KOUGUELL: Tell me about the evolution of the project. Did you know the women beforehand?
O’NEILL: I first met Mary in Baghdad in 2006 and was struck by her tenacity and what an incredible professional and journalist she was. I worked with some of these women when I was at CNN. About four years ago I decided this would be a great story to do now. I think women’s stories are still somewhat untold and I think that’s changing, which is encouraging,
We approached all of them and talked about the footage shot and began to record their stories and developed that level of trust which is critical for a documentary director; people have to trust you to tell their story. They slowly began dropping off tapes to me. They had an incredible library of tapes, which told me that this just wasn’t an accident that someone decided to tell their story. I began the two-year process of screening the tapes along with my co-producer. The story began to come together. We interviewed with them, we filmed with them, and the scripting began.

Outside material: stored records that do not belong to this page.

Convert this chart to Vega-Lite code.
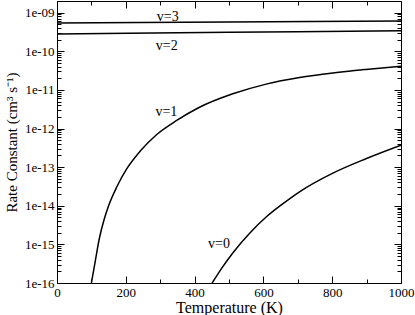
{
  "$schema": "https://vega.github.io/schema/vega-lite/v6.json",
  "width": 344,
  "height": 282,
  "autosize": {"type": "none"},
  "padding": {"left": 57, "top": 1, "right": 14, "bottom": 32},
  "background": "white",
  "config": {
    "view": {"stroke": "black", "strokeWidth": 1},
    "font": "Liberation Serif, Times New Roman, serif",
    "axis": {
      "grid": false,
      "domain": false,
      "labelFont": "Liberation Serif, Times New Roman, serif",
      "titleFont": "Liberation Serif, Times New Roman, serif",
      "labelColor": "black",
      "titleColor": "black",
      "tickColor": "black",
      "labelFontSize": 13,
      "titleFontSize": 16,
      "titleFontWeight": "normal",
      "labelFlush": false,
      "labelOverlap": false
    }
  },
  "datasets": {
    "lines": [
      {"series": "v=3", "T": 0, "k": 5.4e-10},
      {"series": "v=3", "T": 500, "k": 5.75e-10},
      {"series": "v=3", "T": 1000, "k": 6.1e-10},
      {"series": "v=2", "T": 0, "k": 2.8e-10},
      {"series": "v=2", "T": 500, "k": 3.1e-10},
      {"series": "v=2", "T": 1000, "k": 3.4e-10},
      {"series": "v=1", "T": 100, "k": 1e-16},
      {"series": "v=1", "T": 111, "k": 3.6e-16},
      {"series": "v=1", "T": 124, "k": 1.55e-15},
      {"series": "v=1", "T": 137, "k": 4.4e-15},
      {"series": "v=1", "T": 150, "k": 1.0e-14},
      {"series": "v=1", "T": 174, "k": 3.1e-14},
      {"series": "v=1", "T": 203, "k": 9.1e-14},
      {"series": "v=1", "T": 242, "k": 2.6e-13},
      {"series": "v=1", "T": 290, "k": 7.0e-13},
      {"series": "v=1", "T": 348, "k": 1.62e-12},
      {"series": "v=1", "T": 410, "k": 3.4e-12},
      {"series": "v=1", "T": 511, "k": 7.9e-12},
      {"series": "v=1", "T": 608, "k": 1.41e-11},
      {"series": "v=1", "T": 705, "k": 2.09e-11},
      {"series": "v=1", "T": 802, "k": 2.75e-11},
      {"series": "v=1", "T": 898, "k": 3.39e-11},
      {"series": "v=1", "T": 1000, "k": 4.1e-11},
      {"series": "v=0", "T": 451, "k": 1e-16},
      {"series": "v=0", "T": 480, "k": 2.5e-16},
      {"series": "v=0", "T": 511, "k": 6.0e-16},
      {"series": "v=0", "T": 560, "k": 1.95e-15},
      {"series": "v=0", "T": 608, "k": 5.1e-15},
      {"series": "v=0", "T": 655, "k": 1.1e-14},
      {"series": "v=0", "T": 705, "k": 2.3e-14},
      {"series": "v=0", "T": 802, "k": 7.0e-14},
      {"series": "v=0", "T": 898, "k": 1.65e-13},
      {"series": "v=0", "T": 1000, "k": 3.7e-13}
    ],
    "labels": [
      {"label": "v=3", "T": 322, "k": 7.6e-10},
      {"label": "v=2", "T": 319, "k": 1.4e-10},
      {"label": "v=1", "T": 318, "k": 2.75e-12},
      {"label": "v=0", "T": 471, "k": 1.05e-15}
    ]
  },
  "resolve": {"axis": {"x": "independent", "y": "independent"}},
  "layer": [
    {
      "data": {"name": "lines"},
      "mark": {"type": "line", "color": "black", "strokeWidth": 1.5, "interpolate": "monotone", "clip": true},
      "encoding": {
        "x": {
          "field": "T", "type": "quantitative",
          "scale": {"domain": [0, 1000], "nice": false, "zero": false},
          "axis": {"orient": "bottom", "values": [0, 200, 400, 600, 800, 1000], "format": "d", "tickSize": -7, "labelPadding": 10, "title": "Temperature (K)", "titlePadding": 0}
        },
        "y": {
          "field": "k", "type": "quantitative",
          "scale": {"type": "log", "domain": [1e-16, 2e-9], "nice": false},
          "axis": {
            "orient": "left",
            "values": [1e-16, 1e-15, 1e-14, 1e-13, 1e-12, 1e-11, 1e-10, 1e-9],
            "labelExpr": "'1e-' + (round(-log(datum.value)/LN10) < 10 ? '0' : '') + round(-log(datum.value)/LN10)",
            "tickSize": -7, "labelPadding": 10,
            "title": "Rate Constant (cm³ s⁻¹)", "titleFontSize": 15, "titlePadding": 5
          }
        },
        "detail": {"field": "series"}
      }
    },
    {
      "data": {"name": "labels"},
      "mark": {"type": "text", "font": "Liberation Serif, Times New Roman, serif", "fontSize": 14, "color": "black", "baseline": "middle", "align": "center"},
      "encoding": {
        "x": {"field": "T", "type": "quantitative", "axis": {"orient": "top", "values": [0, 200, 400, 600, 800, 1000], "tickSize": -7, "labels": false, "title": null}},
        "y": {"field": "k", "type": "quantitative", "axis": {"orient": "right", "values": [1e-16, 1e-15, 1e-14, 1e-13, 1e-12, 1e-11, 1e-10, 1e-9], "tickSize": -7, "labels": false, "title": null}},
        "text": {"field": "label"}
      }
    },
    {
      "data": {"name": "labels"},
      "mark": {"type": "point", "opacity": 0},
      "encoding": {
        "x": {"field": "T", "type": "quantitative", "axis": {"orient": "bottom", "values": [100, 300, 500, 700, 900], "tickSize": -4, "labels": false, "title": null}},
        "y": {"field": "k", "type": "quantitative", "axis": {"orient": "left", "values": [2e-16,3e-16,4e-16,5e-16,6e-16,7e-16,8e-16,9e-16,2e-15,3e-15,4e-15,5e-15,6e-15,7e-15,8e-15,9e-15,2e-14,3e-14,4e-14,5e-14,6e-14,7e-14,8e-14,9e-14,2e-13,3e-13,4e-13,5e-13,6e-13,7e-13,8e-13,9e-13,2e-12,3e-12,4e-12,5e-12,6e-12,7e-12,8e-12,9e-12,2e-11,3e-11,4e-11,5e-11,6e-11,7e-11,8e-11,9e-11,2e-10,3e-10,4e-10,5e-10,6e-10,7e-10,8e-10,9e-10], "tickSize": -4, "labels": false, "title": null}}
      }
    },
    {
      "data": {"name": "labels"},
      "mark": {"type": "point", "opacity": 0},
      "encoding": {
        "x": {"field": "T", "type": "quantitative", "axis": {"orient": "top", "values": [100, 300, 500, 700, 900], "tickSize": -4, "labels": false, "title": null}},
        "y": {"field": "k", "type": "quantitative", "axis": {"orient": "right", "values": [2e-16,3e-16,4e-16,5e-16,6e-16,7e-16,8e-16,9e-16,2e-15,3e-15,4e-15,5e-15,6e-15,7e-15,8e-15,9e-15,2e-14,3e-14,4e-14,5e-14,6e-14,7e-14,8e-14,9e-14,2e-13,3e-13,4e-13,5e-13,6e-13,7e-13,8e-13,9e-13,2e-12,3e-12,4e-12,5e-12,6e-12,7e-12,8e-12,9e-12,2e-11,3e-11,4e-11,5e-11,6e-11,7e-11,8e-11,9e-11,2e-10,3e-10,4e-10,5e-10,6e-10,7e-10,8e-10,9e-10], "tickSize": -4, "labels": false, "title": null}}
      }
    }
  ]
}
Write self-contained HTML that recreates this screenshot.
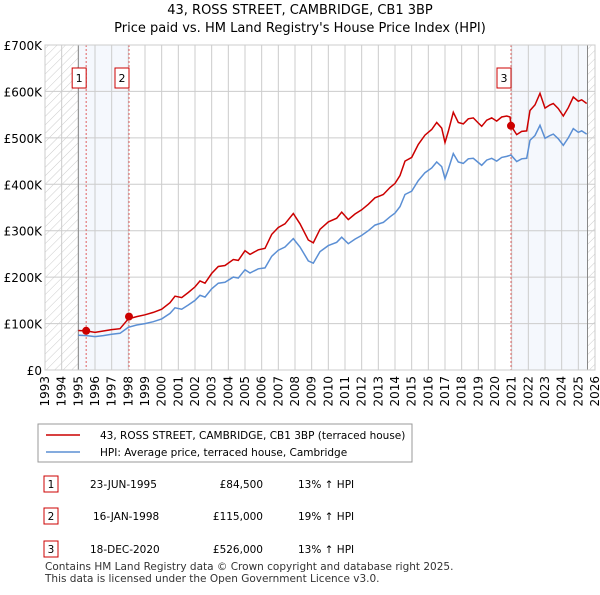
<!DOCTYPE html>
<html><head><meta charset="utf-8"><style>
body{margin:0;background:#fff;font-family:"Liberation Sans","DejaVu Sans",sans-serif;}
svg text{font-family:"DejaVu Sans","Liberation Sans",sans-serif;}
</style></head><body>
<svg id="c" width="600" height="590" xmlns="http://www.w3.org/2000/svg">
<defs><pattern id="h" width="6" height="6" patternUnits="userSpaceOnUse" patternTransform="rotate(45)"><line x1="0" y1="0" x2="0" y2="6" stroke="#ccc" stroke-width="1"/></pattern></defs>
<text x="300" y="14" text-anchor="middle" font-size="13">43, ROSS STREET, CAMBRIDGE, CB1 3BP</text>
<text x="300" y="32" text-anchor="middle" font-size="13">Price paid vs. HM Land Registry's House Price Index (HPI)</text>
<g id="plot"></g>
<g>
<rect x="38" y="424" width="374" height="38" fill="#fff" stroke="#999"/>
<line x1="46" y1="435" x2="80" y2="435" stroke="#cc0000" stroke-width="1.5"/>
<text x="100" y="439" font-size="10.5">43, ROSS STREET, CAMBRIDGE, CB1 3BP (terraced house)</text>
<line x1="46" y1="452" x2="80" y2="452" stroke="#5b8fd4" stroke-width="1.5"/>
<text x="100" y="456" font-size="10.5">HPI: Average price, terraced house, Cambridge</text>
</g>
<g font-size="10.5">
<rect x="44" y="476" width="14" height="16" fill="#fff" stroke="#cc0000"/><text x="51" y="488" text-anchor="middle">1</text>
<text x="90" y="488">23-JUN-1995</text><text x="263" y="488" text-anchor="end">£84,500</text><text x="298" y="488">13% ↑ HPI</text>
<rect x="44" y="508" width="14" height="16" fill="#fff" stroke="#cc0000"/><text x="51" y="520" text-anchor="middle">2</text>
<text x="93" y="520">16-JAN-1998</text><text x="263" y="520" text-anchor="end">£115,000</text><text x="298" y="520">19% ↑ HPI</text>
<rect x="44" y="541" width="14" height="16" fill="#fff" stroke="#cc0000"/><text x="51" y="553" text-anchor="middle">3</text>
<text x="90" y="553">18-DEC-2020</text><text x="263" y="553" text-anchor="end">£526,000</text><text x="298" y="553">13% ↑ HPI</text>
</g>
<text x="45" y="570" font-size="10.5" fill="#333">Contains HM Land Registry data © Crown copyright and database right 2025.</text>
<text x="45" y="582" font-size="10.5" fill="#333">This data is licensed under the Open Government Licence v3.0.</text>
</svg>
<script>
const hpiYears=[1995.0,1995.5,1996.0,1996.5,1997.0,1997.5,1998.0,1998.5,1999.0,1999.5,2000.0,2000.5,2000.8,2001.2,2001.6,2002.0,2002.3,2002.6,2003.0,2003.4,2003.8,2004.3,2004.6,2005.0,2005.3,2005.8,2006.2,2006.6,2007.0,2007.4,2007.9,2008.3,2008.8,2009.1,2009.5,2010.0,2010.5,2010.8,2011.2,2011.6,2012.0,2012.4,2012.8,2013.3,2013.7,2014.0,2014.3,2014.6,2015.0,2015.4,2015.8,2016.2,2016.5,2016.8,2017.0,2017.2,2017.5,2017.8,2018.1,2018.4,2018.7,2019.0,2019.2,2019.5,2019.8,2020.1,2020.4,2020.7,2020.96,2021.3,2021.6,2021.9,2022.1,2022.4,2022.7,2023.0,2023.3,2023.5,2023.8,2024.1,2024.4,2024.7,2025.0,2025.2,2025.5];
const hpiValues=[75,74,72,74,77,79,92,97,100,104,110,122,134,131,140,150,161,157,175,187,189,200,198,216,209,218,220,245,258,265,283,265,235,230,255,268,275,286,272,282,290,300,312,318,330,338,352,378,385,408,425,435,448,438,412,432,466,448,445,455,456,447,441,452,456,450,458,460,463,449,455,456,495,505,527,499,505,508,498,484,500,520,512,515,508];
const priceYears=[1995.0,1995.5,1996.0,1996.5,1997.0,1997.5,1998.0,1998.5,1999.0,1999.5,2000.0,2000.5,2000.8,2001.2,2001.6,2002.0,2002.3,2002.6,2003.0,2003.4,2003.8,2004.3,2004.6,2005.0,2005.3,2005.8,2006.2,2006.6,2007.0,2007.4,2007.9,2008.3,2008.8,2009.1,2009.5,2010.0,2010.5,2010.8,2011.2,2011.6,2012.0,2012.4,2012.8,2013.3,2013.7,2014.0,2014.3,2014.6,2015.0,2015.4,2015.8,2016.2,2016.5,2016.8,2017.0,2017.2,2017.5,2017.8,2018.1,2018.4,2018.7,2019.0,2019.2,2019.5,2019.8,2020.1,2020.4,2020.7,2020.9,2020.96,2021.3,2021.6,2021.9,2022.1,2022.4,2022.7,2023.0,2023.3,2023.5,2023.8,2024.1,2024.4,2024.7,2025.0,2025.2,2025.5];
const priceValues=[85,84,81,84,87,89,110,115,119,124,131,145,159,156,167,179,192,187,208,223,225,238,236,257,249,259,262,292,307,315,337,315,280,274,303,319,327,340,324,336,345,357,371,378,393,402,419,450,458,486,506,518,533,521,490,514,555,533,530,541,543,532,525,538,543,536,545,547,545,526,507,514,515,559,571,596,564,571,574,563,547,565,588,579,582,574];
const saleYears=[1995.47,1998.04,2020.96];
const saleValues=[84.5,115,526];
const saleLabels=["1","2","3"];
const yTicks=[0,100,200,300,400,500,600,700];
const yTickLabels=["£0","£100K","£200K","£300K","£400K","£500K","£600K","£700K"];
const xTicks=[1993,1994,1995,1996,1997,1998,1999,2000,2001,2002,2003,2004,2005,2006,2007,2008,2009,2010,2011,2012,2013,2014,2015,2016,2017,2018,2019,2020,2021,2022,2023,2024,2025,2026];
const X0=45,X1=595,Y0=370,Y1=45;
const xs=y=>X0+(y-1993)/(2026-1993)*(X1-X0);
const ys=v=>Y0-v/700*(Y0-Y1);
const NS="http://www.w3.org/2000/svg";
const g=document.getElementById('plot');
function mk(t,a,p){const e=document.createElementNS(NS,t);for(const k in a)e.setAttribute(k,a[k]);(p||g).appendChild(e);return e;}
const dataEnd=2025.55;
let r=mk('rect',{x:xs(1993),y:Y1,width:xs(1995)-xs(1993),height:Y0-Y1,fill:'url(#h)'});


r=mk('rect',{x:xs(dataEnd),y:Y1,width:X1-xs(dataEnd),height:Y0-Y1,fill:'url(#h)'});


r=mk('rect',{x:xs(1995),y:Y1,width:xs(saleYears[1])-xs(1995),height:Y0-Y1,fill:'#eef3fc',opacity:0.6});


r=mk('rect',{x:xs(saleYears[2]),y:Y1,width:xs(dataEnd)-xs(saleYears[2]),height:Y0-Y1,fill:'#eef3fc',opacity:0.6});


xTicks.forEach(t=>{const l=mk('line',{x1:xs(t),x2:xs(t),y1:Y1,y2:Y0,stroke:'#ccc'});


const tx=mk('text',{x:0,y:0,'font-size':12,'text-anchor':'end',transform:`translate(${xs(t)+4},${Y0+6}) rotate(-90)`});tx.textContent=t;

});
yTicks.forEach((t,i)=>{const l=mk('line',{x1:X0,x2:X1,y1:ys(t),y2:ys(t),stroke:'#ccc'});


const tx=mk('text',{x:X0-3,y:ys(t)+5,'font-size':12,'text-anchor':'end'});tx.textContent=yTickLabels[i];

});
let l=mk('line',{x1:xs(1995),x2:xs(1995),y1:Y1,y2:Y0,stroke:'#888'});


l=mk('line',{x1:xs(dataEnd),x2:xs(dataEnd),y1:Y1,y2:Y0,stroke:'#888'});


saleYears.forEach((s,i)=>{const d=mk('line',{x1:xs(s),x2:xs(s),y1:Y1,y2:Y0,stroke:'#e06060','stroke-dasharray':'2,2'});

});
const pth=(xa,va)=>xa.map((x,i)=>(i?'L':'M')+xs(x).toFixed(1)+','+ys(va[i]).toFixed(1)).join('');
const hl=mk('path',{d:pth(hpiYears,hpiValues),fill:'none',stroke:'#5b8fd4','stroke-width':1.5});


const pl=mk('path',{d:pth(priceYears,priceValues),fill:'none',stroke:'#cc0000','stroke-width':1.5});


saleYears.forEach((s,i)=>{const c=mk('circle',{cx:xs(s),cy:ys(saleValues[i]),r:4,fill:'#cc0000'});


const bx=mk('rect',{x:xs(s)-14,y:68,width:14,height:20,fill:'#fff',stroke:'#cc0000'});


const t=mk('text',{x:xs(s)-7,y:82,'font-size':11,'text-anchor':'middle'});t.textContent=saleLabels[i];

});
const fr=mk('rect',{x:X0,y:Y1,width:X1-X0,height:Y0-Y1,fill:'none',stroke:'#ccc'});


</script>
</body></html>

KOUGUELL: When you planned out this documentary, did you work from an outline or any particular source material?
O’NEILL: For any documentary that I create I usually write a treatment, which you use to pitch when trying to get funding for a film. It is also my road map of where I knew I wanted to go. That was the first process, to have the story laid out in a three-to-five page treatment, and go on to do the pre-interviews with these women over Skype and over the phone, and begin to understand from their storytelling and for me, where we wanted to go with the narrative. We decided that we would weave the stories that they shot with their own backstories of behind the camera of what they were going through when they were actually filming.
KOUGUELL: Was there any reluctance from the camerawomen to speak with you?
O’NEILL: They are an incredibly humble group of women. I always wonder if it were a group of men, if it would be different. They witnessed a lot of difficult things and it was challenging at times to get them to talk about how they were feeling emotionally because there’s a little bit of
guilt associated with being a journalist and being able to leave a situation where you know people can’t. They began to understand that we (the audience) have to understand their characters as human beings, too, not just journalists.
KOUGUELL: Advice for aspiring documentarians?
O’NEILL: Make your film, don’t wait for permission. If you have a story to tell, you’ll find a way to tell it. Getting this film made had its challenges. It’s a very long road and you have to be prepared to field a lot of nos. You’ll be surprised how many people want to help and be supportive.